As a refresher: The photos and links in each matchup post are NOT the only outfits eligible; rather, they’re a representative sample of the body of work from this period (late Feb, after the 2013 Oscars, through this year’s Oscars). Polls close after 24 hours, so if you like to research your choices — on our site, Getty Images, Google, whatever — have at it and just make sure you vote before the game ends. If you need a primer on how all this works, pursue the the FAQ. And, most importantly, have fun.

Jump to: Paula Patton vs. Maggie Gyllenhaal · Julianne Hough v. Abigail Breslin · Heidi Klum vs. Florence Welch


Katy Perry is not to be counted out. She may be a two seed, but she came in swinging to this one. Katy’s archive is a veritable trove of delights and you could spend a happy hour there, but in case you don’t have an hour, allow me to make some suggestions, like your sommelier of fug. If you like sparkly religious iconography, you’ll love what she wore to the Met Gala. If you love figure-skating and the 90s, this will be your jam. If you’re obsessed with the idea of wearing all of your hotel room curtains at once, can I suggest a cup of this crazy? Finally, frankly, I don’t even know what this is.

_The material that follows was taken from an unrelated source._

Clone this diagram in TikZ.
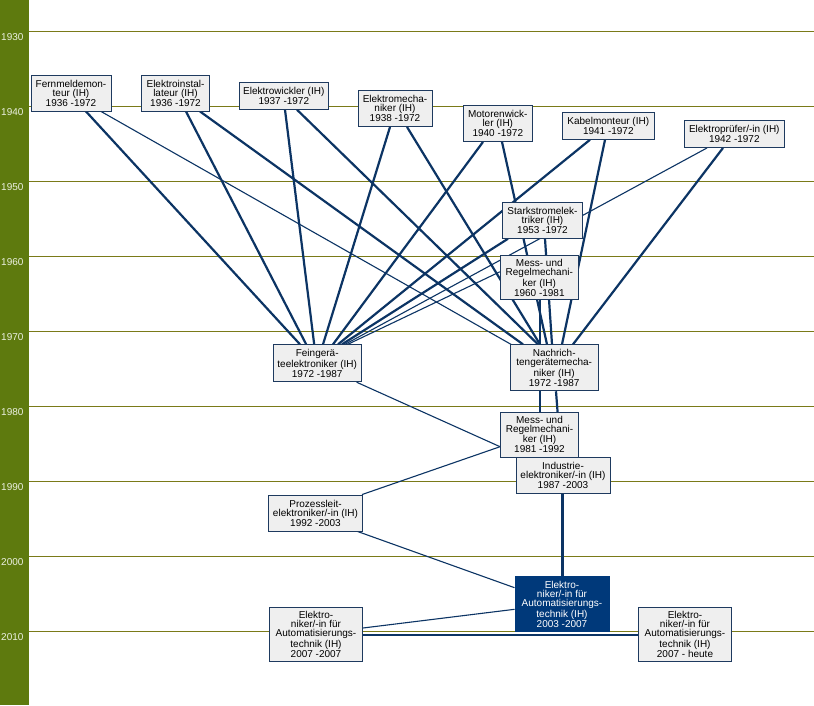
\documentclass[tikz,border=0pt]{standalone}
\usepackage{fontspec}
\setmainfont{Liberation Sans}
\usetikzlibrary{calc}
\definecolor{navy}{RGB}{12,52,100}
\definecolor{boxline}{RGB}{30,58,95}
\definecolor{boxfill}{RGB}{239,239,239}
\definecolor{hlfill}{RGB}{0,57,122}
\definecolor{barcol}{RGB}{94,122,14}
\definecolor{gridcol}{RGB}{122,122,24}
\definecolor{yeartxt}{RGB}{235,240,225}
\pgfdeclarelayer{bg}
\pgfsetlayers{bg,main}
\begin{document}
\begin{tikzpicture}[x=1pt,y=-1pt,
  berufbox/.style={draw=boxline, line width=0.9pt, fill=boxfill, align=center,
    inner xsep=2pt, inner ysep=1pt, font=\fontsize{10}{9}\selectfont, text=black},
  hlbox/.style={berufbox, fill=hlfill, draw=hlfill, text=white},
  thickedge/.style={draw=navy, line width=2.2pt},
  thinedge/.style={draw=navy, line width=1.1pt},
  gridline/.style={draw=gridcol, line width=1pt},
  yearlabel/.style={anchor=base west, inner sep=0pt, text=yeartxt,
    font=\fontsize{10}{10}\selectfont}]
\useasboundingbox (0,0) rectangle (814,705);

% boxes
\node[berufbox, minimum width=80pt, minimum height=36pt] (fern) at (71,93) {Fernmeldemon-\\teur (IH)\\1936 -1972};
\node[berufbox, minimum width=68pt, minimum height=36pt] (inst) at (175.5,93) {Elektroinstal-\\lateur (IH)\\1936 -1972};
\node[berufbox, minimum width=89pt, minimum height=27pt] (wick) at (283.8,95.8) {Elektrowickler (IH)\\1937 -1972};
\node[berufbox, minimum width=74pt, minimum height=36pt] (mech) at (395,108.5) {Elektromecha-\\niker (IH)\\1938 -1972};
\node[berufbox, minimum width=69pt, minimum height=36pt] (motor) at (497.8,123.5) {Motorenwick-\\ler (IH)\\1940 -1972};
\node[berufbox, minimum width=92pt, minimum height=27pt] (kabel) at (608.3,125.8) {Kabelmonteur (IH)\\1941 -1972};
\node[berufbox, minimum width=100pt, minimum height=27pt] (pruef) at (734.3,134) {Elektroprüfer/-in (IH)\\1942 -1972};
\node[berufbox, minimum width=80pt, minimum height=36pt] (stark) at (542.5,220.3) {Starkstromelek-\\triker (IH)\\1953 -1972};
\node[berufbox, minimum width=78pt, minimum height=44pt] (mr60) at (539.3,277.8) {Mess- und\\Regelmechani-\\ker (IH)\\1960 -1981};
\node[berufbox, minimum width=88pt, minimum height=37pt] (fein) at (317.2,363.3) {Feingerä-\\teelektroniker (IH)\\1972 -1987};
\node[berufbox, minimum width=88pt, minimum height=46pt] (nach) at (554.2,367.8) {Nachrich-\\tengerätemecha-\\niker (IH)\\1972 -1987};
\node[berufbox, minimum width=78pt, minimum height=45pt] (mr81) at (539.5,434.7) {Mess- und\\Regelmechani-\\ker (IH)\\1981 -1992};
\node[berufbox, minimum width=94pt, minimum height=36pt] (indu) at (563,475.3) {Industrie-\\elektroniker/-in (IH)\\1987 -2003};
\node[berufbox, minimum width=94pt, minimum height=36pt] (proz) at (315.5,513) {Prozessleit-\\elektroniker/-in (IH)\\1992 -2003};
\node[hlbox, minimum width=94pt, minimum height=55pt] (eat03) at (562,604.3) {Elektro-\\niker/-in für\\Automatisierungs-\\technik (IH)\\2003 -2007};
\node[berufbox, minimum width=93pt, minimum height=54pt] (eat07) at (316,634.5) {Elektro-\\niker/-in für\\Automatisierungs-\\technik (IH)\\2007 -2007};
\node[berufbox, minimum width=93pt, minimum height=54pt] (eatH) at (685,634.5) {Elektro-\\niker/-in für\\Automatisierungs-\\technik (IH)\\2007 - heute};

\begin{pgfonlayer}{bg}
\fill[white] (0,0) rectangle (814,705);
\foreach \i in {0,...,8} {
  \pgfmathsetmacro\yy{31+75*\i}
  \draw[gridline] (29,\yy) -- (814,\yy);
}
% connectors
\draw[thickedge] ($(fern.south)+(15,0)$) -- ($(fein.north)+(-17.2,0)$);
\draw[thinedge] ($(fern.south)+(30,0)$) -- ($(nach.north)+(-43.2,0)$);
\draw[thickedge] ($(inst.south)+(10.5,0)$) -- ($(fein.north)+(-11,0)$);
\draw[thickedge] ($(inst.south)+(24.5,0)$) -- ($(nach.north)+(-31.2,0)$);
\draw[thickedge] ($(wick.south)+(1.2,0)$) -- ($(fein.north)+(-3,0)$);
\draw[thickedge] ($(wick.south)+(13.2,0)$) -- ($(nach.north)+(-16.2,0)$);
\draw[thickedge] ($(mech.south)+(-5,0)$) -- ($(fein.north)+(5.8,0)$);
\draw[thickedge] ($(mech.south)+(12,0)$) -- ($(nach.north)+(-14.2,0)$);
\draw[thickedge] ($(motor.south)+(-14.8,0)$) -- ($(fein.north)+(15.8,0)$);
\draw[thickedge] ($(motor.south)+(4.2,0)$) -- ($(nach.north)+(-7.2,0)$);
\draw[thickedge] ($(kabel.south)+(-18.3,0)$) -- ($(fein.north)+(20.8,0)$);
\draw[thickedge] ($(kabel.south)+(-3.3,0)$) -- ($(nach.north)+(7.8,0)$);
\draw[thinedge] ($(pruef.south)+(-27.3,0)$) -- ($(fein.north)+(27.8,0)$);
\draw[thickedge] ($(pruef.south)+(-11.3,0)$) -- ($(nach.north)+(18.8,0)$);
\draw[thickedge] ($(stark.south)+(-34.5,0)$) -- ($(fein.north)+(24.8,0)$);
\draw[thickedge] ($(stark.south)+(2.5,0)$) -- ($(nach.north)+(-2.2,0)$);
\draw[thinedge] ($(mr60.west)+(0,-6)$) -- ($(fein.north)+(30.5,0)$);
\draw[thickedge] ($(mr60.south)+(0.7,0)$) -- ($(mr81.north)+(0.5,0)$);
\draw[thickedge] ($(nach.south)+(1.8,0)$) -- ($(indu.north)+(-2,0)$);
\draw[thinedge] ($(fein.south)+(39.5,0)$) -- ($(mr81.west)+(0,12)$);
\draw[thinedge] ($(mr81.west)+(0,12)$) -- ($(proz.north)+(46.5,0)$);
\draw[thinedge] ($(proz.south)+(42,0)$) -- ($(eat03.west)+(0,-16.6)$);
\draw[thickedge] ($(indu.south)+(-0.5,0)$) -- ($(eat03.north)+(0.5,0)$);
\draw[thinedge] ($(eat03.west)+(0,5)$) -- ($(eat07.east)+(0,-6.5)$);
\draw[thickedge] ($(eat07.east)+(0,0.5)$) -- ($(eatH.west)+(0,0.5)$);
\end{pgfonlayer}

% year bar
\fill[barcol] (0,0) rectangle (29,705);
\foreach \i in {0,...,8} {
  \pgfmathsetmacro\yb{40.5+75*\i}
  \pgfmathtruncatemacro\yr{1930+10*\i}
  \node[yearlabel] (year\i) at (1,\yb) {\yr};
}
\end{tikzpicture}
\end{document}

And that’s not even the half of it. She wore this — ON PURPOSE — to see Britney in Vegas. Like, in public, not in Britney’s hotel room:

She apparently had a tutu fetish this year, too, looking at the previous look and then at this one:

She’s always dressed like a crazy person on stage, and this year was no different. I don’t even know what’s happening here. Does her vagina have a tiny little loincloth? A literal cloth over her loins?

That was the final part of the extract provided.